Either way, Brazil's economic policy seems set to continue on the same steady course, with both candidates committed to the successful Bolsa Familia welfare programme and wide-ranging infrastructure projects.
But if inflation had never been conquered, none of this would have been possible.
Lula himself is well aware of this. He has described the end of hyperinflation as "an extraordinary gain for salaried workers" and is proud of his achievement in combining growth with inflation control.
Faltering neighbours
Not all Brazil's neighbours have shown the same tenacity in trying to rein in galloping price rises.
Argentina had its own bout of hyperinflation in the late 1980s.
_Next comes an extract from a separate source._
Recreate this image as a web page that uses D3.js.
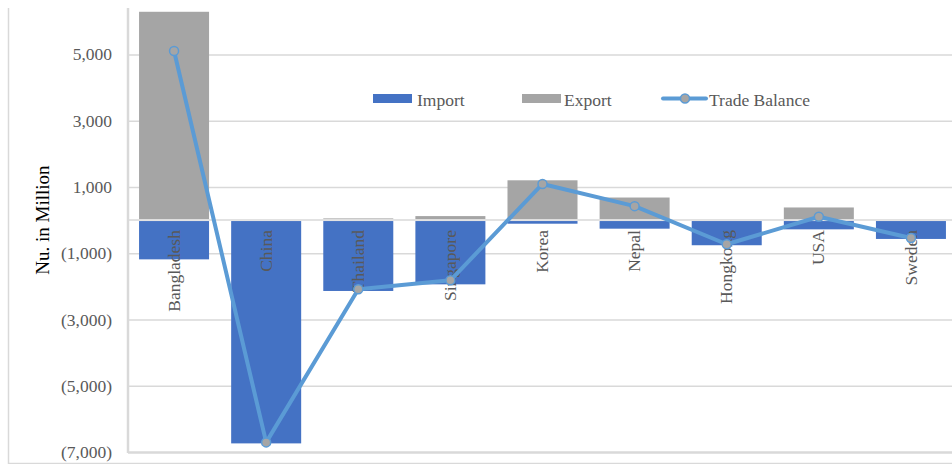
<!DOCTYPE html>
<html>
<head>
<meta charset="utf-8">
<script src="https://cdn.jsdelivr.net/npm/d3@7"></script>
<style>
  body { margin: 0; background: #fff; }
  svg { display: block; font-family: "Liberation Serif", "Times New Roman", serif; }
</style>
</head>
<body>
<script>
const countries = ["Bangladesh", "China", "Thailand", "Singapore", "Korea", "Nepal", "Hongkong", "USA", "Sweden"];
const imports = [-1186, -6740, -2140, -1940, -110, -260, -760, -280, -570];
const exports = [6286, 30, 50, 120, 1200, 680, 30, 380, 30];
const balance = [5100, -6710, -2090, -1820, 1090, 420, -730, 100, -540];
const yTicks = [-7000, -5000, -3000, -1000, 1000, 3000, 5000];

const importColor = '#4472C4', exportColor = '#A5A5A5', lineColor = '#5B9BD5';
const gridColor = '#d9d9d9', textColor = '#595959';

const width = 952, height = 464;
const plot = {left: 128, right: 957, top: 8, bottom: 452};

const svg = d3.select('body').append('svg')
    .attr('width', width)
    .attr('height', height);

// Outer chart frame (left and bottom edges show)
svg.append('path')
    .attr('d', `M8.5,8V463.5H${width}`)
    .attr('fill', 'none')
    .attr('stroke', gridColor)
    .attr('stroke-width', 1.5);

const xScale = d3.scaleBand()
    .domain(countries)
    .range([plot.left, plot.right])
    .paddingInner(0.24)
    .paddingOuter(0.12);

const yScale = d3.scaleLinear()
    .domain([-7000, 6400])
    .range([plot.bottom, plot.top]);

const fmt = d => {
    const s = d3.format(',')(Math.abs(d));
    return d < 0 ? `(${s})` : s;
};

// Horizontal gridlines and value labels
const yAxis = d3.axisLeft(yScale)
    .tickValues(yTicks)
    .tickSize(-(plot.right - plot.left))
    .tickFormat(fmt);

const yAxisG = svg.append('g')
    .attr('transform', `translate(${plot.left}, 0)`)
    .call(yAxis);
yAxisG.select('.domain').remove();
yAxisG.selectAll('.tick line')
    .attr('stroke', gridColor)
    .attr('stroke-width', 1.5);
yAxisG.selectAll('.tick line')
    .filter(d => d === -7000)
    .attr('stroke-width', 2.5);
yAxisG.selectAll('.tick text')
    .attr('x', -16)
    .attr('fill', textColor)
    .attr('font-size', 17.5)
    .attr('font-family', '"Liberation Serif", serif');

// Zero line (category axis)
svg.append('line')
    .attr('x1', plot.left).attr('x2', plot.right)
    .attr('y1', yScale(0)).attr('y2', yScale(0))
    .attr('stroke', gridColor)
    .attr('stroke-width', 1.5);

// Vertical axis line
svg.append('line')
    .attr('x1', plot.left).attr('x2', plot.left)
    .attr('y1', plot.top).attr('y2', plot.bottom + 1)
    .attr('stroke', gridColor)
    .attr('stroke-width', 2.5);

// Bars: imports below zero, exports above
svg.append('g').selectAll('rect')
    .data(countries)
    .enter()
    .append('rect')
    .attr('fill', importColor)
    .attr('x', d => xScale(d))
    .attr('width', xScale.bandwidth())
    .attr('y', yScale(0) + 1)
    .attr('height', (d, i) => yScale(imports[i]) - yScale(0) - 1);

svg.append('g').selectAll('rect')
    .data(countries)
    .enter()
    .append('rect')
    .attr('fill', exportColor)
    .attr('x', d => xScale(d))
    .attr('width', xScale.bandwidth())
    .attr('y', (d, i) => yScale(exports[i]))
    .attr('height', (d, i) => yScale(0) - 1 - yScale(exports[i]));

// Category labels, rotated, hanging below the zero line
svg.append('g').selectAll('text')
    .data(countries)
    .enter()
    .append('text')
    .attr('transform', d => `translate(${xScale(d) + xScale.bandwidth() / 2}, ${yScale(0) + 10}) rotate(-90)`)
    .attr('text-anchor', 'end')
    .attr('dy', '0.32em')
    .attr('fill', textColor)
    .attr('font-size', 17.5)
    .text(d => d);

// Trade balance line with markers
const line = d3.line()
    .x((d, i) => xScale(countries[i]) + xScale.bandwidth() / 2)
    .y(d => yScale(d));

svg.append('path')
    .datum(balance)
    .attr('d', line)
    .attr('fill', 'none')
    .attr('stroke', lineColor)
    .attr('stroke-width', 4)
    .attr('stroke-linejoin', 'round');

svg.append('g').selectAll('circle')
    .data(balance)
    .enter()
    .append('circle')
    .attr('cx', (d, i) => xScale(countries[i]) + xScale.bandwidth() / 2)
    .attr('cy', d => yScale(d))
    .attr('r', 4.5)
    .attr('fill', exportColor)
    .attr('stroke', lineColor)
    .attr('stroke-width', 1.5);

// Y axis title
svg.append('text')
    .attr('transform', `translate(42, ${yScale(0)}) rotate(-90)`)
    .attr('text-anchor', 'middle')
    .attr('dy', '0.35em')
    .attr('fill', '#000')
    .attr('font-size', 19)
    .text('Nu. in Million');

// Legend
const legend = svg.append('g').attr('font-size', 17.5).attr('fill', textColor);
legend.append('rect').attr('x', 373).attr('y', 94).attr('width', 39).attr('height', 9).attr('fill', importColor);
legend.append('text').attr('x', 417).attr('y', 105.5).text('Import');
legend.append('rect').attr('x', 522).attr('y', 94).attr('width', 39).attr('height', 9).attr('fill', exportColor);
legend.append('text').attr('x', 564).attr('y', 105.5).text('Export');
legend.append('line').attr('x1', 663).attr('x2', 706).attr('y1', 98.5).attr('y2', 98.5)
    .attr('stroke', lineColor).attr('stroke-width', 4).attr('stroke-linecap', 'round');
legend.append('circle').attr('cx', 685).attr('cy', 98.5).attr('r', 4.5)
    .attr('fill', exportColor).attr('stroke', lineColor).attr('stroke-width', 1.5);
legend.append('text').attr('x', 709).attr('y', 105.5).text('Trade Balance');
</script>
</body>
</html>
Its solution was to link its currency, the peso, to the US dollar at a fixed one-to-one exchange rate.
That solved the country's immediate problems, but meant that its monetary policy was in effect decided in Washington rather than Buenos Aires, leaving it vulnerable to the economic crash that finally came in 2001-2002.
More recently, Argentina's inflation has been creeping up again, but the perceived response of President Cristina Fernandez de Kirchner's government has been to play fast and loose with the statistics.
Leading economists, consumers' groups and even staff at the national statistics agency have accused the government of manipulating the inflation figures.
The country's official rate of inflation for 2009 was 6.3%, according to the International Monetary Fund, but forecasters polled by the Consensus Economics survey organisation estimate that the true rate was 15.4%.
If those figures are accurate, then the only Latin American country with a higher inflation rate is another of Brazil's neighbours, Venezuela.
Its consumer prices went up 28.6% last year and the rate has accelerated since then, putting a dent in the popularity of President Hugo Chavez's "Bolivarian revolution".
By contrast, Brazil's inflation in 2009 was a mere 4.9%. Unlike its fellow South American nations, it has embraced left-leaning politics while maintaining tough anti-inflationary discipline - an approach which its electorate looks set to endorse at the polls.